Copy every line of the records below where the word "this" occurs.
-- DATASET ROWS start --
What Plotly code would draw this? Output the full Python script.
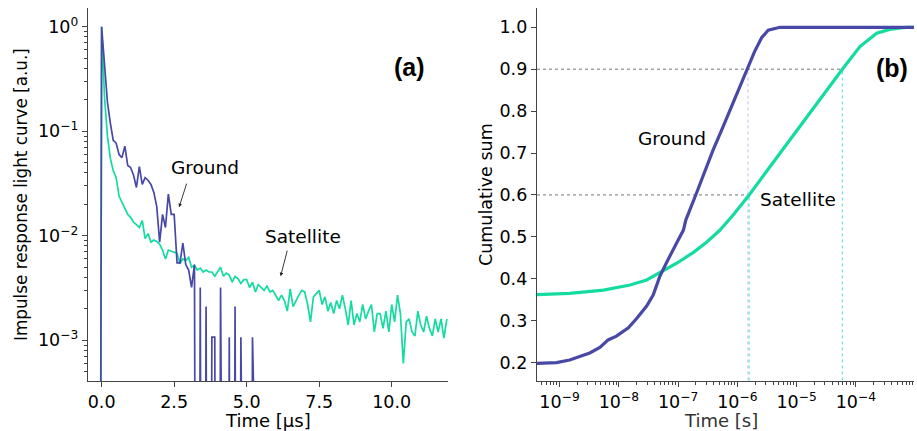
-- DATASET ROWS end --
-- DATASET ROWS start --
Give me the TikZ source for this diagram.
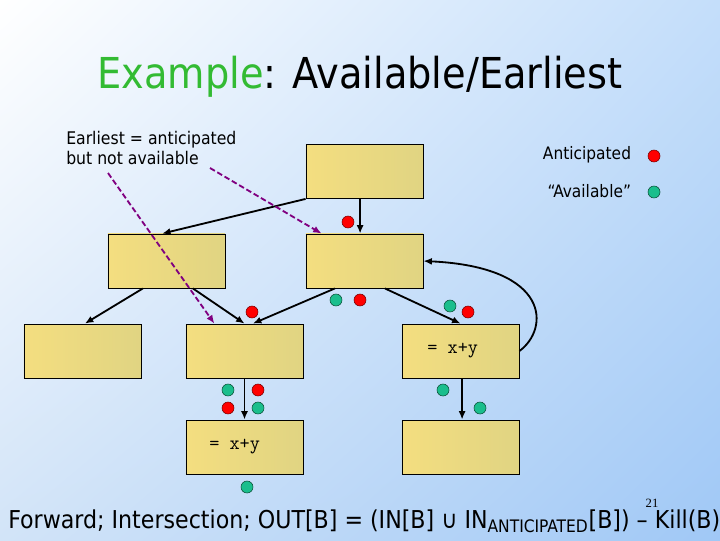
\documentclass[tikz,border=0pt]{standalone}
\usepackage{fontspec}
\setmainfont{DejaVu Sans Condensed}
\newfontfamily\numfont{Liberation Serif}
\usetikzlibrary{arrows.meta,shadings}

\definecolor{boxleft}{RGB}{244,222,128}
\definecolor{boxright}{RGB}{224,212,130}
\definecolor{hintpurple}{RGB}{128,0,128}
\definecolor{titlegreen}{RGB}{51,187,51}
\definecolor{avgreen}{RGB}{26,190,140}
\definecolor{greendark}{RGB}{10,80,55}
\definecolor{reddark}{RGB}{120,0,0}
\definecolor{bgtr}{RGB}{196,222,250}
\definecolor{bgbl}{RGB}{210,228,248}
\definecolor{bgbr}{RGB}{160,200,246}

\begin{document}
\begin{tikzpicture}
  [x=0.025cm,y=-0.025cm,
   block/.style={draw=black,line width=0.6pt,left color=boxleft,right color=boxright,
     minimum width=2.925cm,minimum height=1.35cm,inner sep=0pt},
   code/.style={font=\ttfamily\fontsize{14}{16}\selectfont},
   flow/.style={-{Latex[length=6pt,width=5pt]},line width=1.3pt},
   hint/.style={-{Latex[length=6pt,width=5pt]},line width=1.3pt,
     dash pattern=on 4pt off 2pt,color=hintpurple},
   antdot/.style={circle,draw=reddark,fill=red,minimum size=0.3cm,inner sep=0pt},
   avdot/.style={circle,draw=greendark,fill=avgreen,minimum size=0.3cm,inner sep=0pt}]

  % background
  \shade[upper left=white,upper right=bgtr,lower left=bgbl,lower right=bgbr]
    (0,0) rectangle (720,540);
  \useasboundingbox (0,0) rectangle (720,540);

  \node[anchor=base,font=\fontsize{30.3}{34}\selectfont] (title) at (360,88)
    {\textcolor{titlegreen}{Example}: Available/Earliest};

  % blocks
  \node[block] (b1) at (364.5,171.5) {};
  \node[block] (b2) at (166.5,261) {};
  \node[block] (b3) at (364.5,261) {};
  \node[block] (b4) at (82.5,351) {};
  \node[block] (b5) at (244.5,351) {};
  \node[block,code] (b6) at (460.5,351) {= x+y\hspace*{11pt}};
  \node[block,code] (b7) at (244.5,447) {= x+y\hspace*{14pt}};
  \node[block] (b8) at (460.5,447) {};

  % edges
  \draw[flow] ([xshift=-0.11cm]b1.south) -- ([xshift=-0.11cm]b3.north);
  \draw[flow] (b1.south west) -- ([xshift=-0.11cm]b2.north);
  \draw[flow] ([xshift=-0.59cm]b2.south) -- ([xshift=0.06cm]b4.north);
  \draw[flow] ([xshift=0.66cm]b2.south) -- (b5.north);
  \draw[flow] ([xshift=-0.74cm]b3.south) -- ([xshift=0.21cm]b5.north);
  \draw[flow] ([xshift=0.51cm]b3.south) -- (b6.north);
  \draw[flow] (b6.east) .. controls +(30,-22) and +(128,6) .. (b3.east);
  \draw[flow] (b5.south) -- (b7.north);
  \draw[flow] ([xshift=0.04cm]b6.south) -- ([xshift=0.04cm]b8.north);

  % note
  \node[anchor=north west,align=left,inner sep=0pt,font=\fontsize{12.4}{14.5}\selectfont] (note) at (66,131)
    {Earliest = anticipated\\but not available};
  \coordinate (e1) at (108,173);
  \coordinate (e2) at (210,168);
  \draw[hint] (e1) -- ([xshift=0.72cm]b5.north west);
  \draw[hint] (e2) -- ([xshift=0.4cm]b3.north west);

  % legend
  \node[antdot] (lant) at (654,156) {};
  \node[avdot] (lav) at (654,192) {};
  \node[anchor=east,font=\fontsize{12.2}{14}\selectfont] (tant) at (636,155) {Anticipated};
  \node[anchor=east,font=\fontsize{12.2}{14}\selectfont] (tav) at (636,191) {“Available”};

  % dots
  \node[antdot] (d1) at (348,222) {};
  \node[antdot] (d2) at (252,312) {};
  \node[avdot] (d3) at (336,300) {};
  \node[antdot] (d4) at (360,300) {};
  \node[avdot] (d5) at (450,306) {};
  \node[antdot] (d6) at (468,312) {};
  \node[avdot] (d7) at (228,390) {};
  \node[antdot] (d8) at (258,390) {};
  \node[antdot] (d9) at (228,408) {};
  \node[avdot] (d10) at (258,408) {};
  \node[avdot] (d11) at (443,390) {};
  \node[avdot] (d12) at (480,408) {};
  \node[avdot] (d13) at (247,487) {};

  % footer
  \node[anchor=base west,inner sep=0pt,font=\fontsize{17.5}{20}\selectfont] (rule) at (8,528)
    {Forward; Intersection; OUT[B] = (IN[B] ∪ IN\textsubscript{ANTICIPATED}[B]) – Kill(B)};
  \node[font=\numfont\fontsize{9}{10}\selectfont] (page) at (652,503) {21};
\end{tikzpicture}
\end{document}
-- DATASET ROWS end --
**EXPECTED ANSWER:**
What Plotly code would draw this? Output the full Python script.
Give me the TikZ source for this diagram.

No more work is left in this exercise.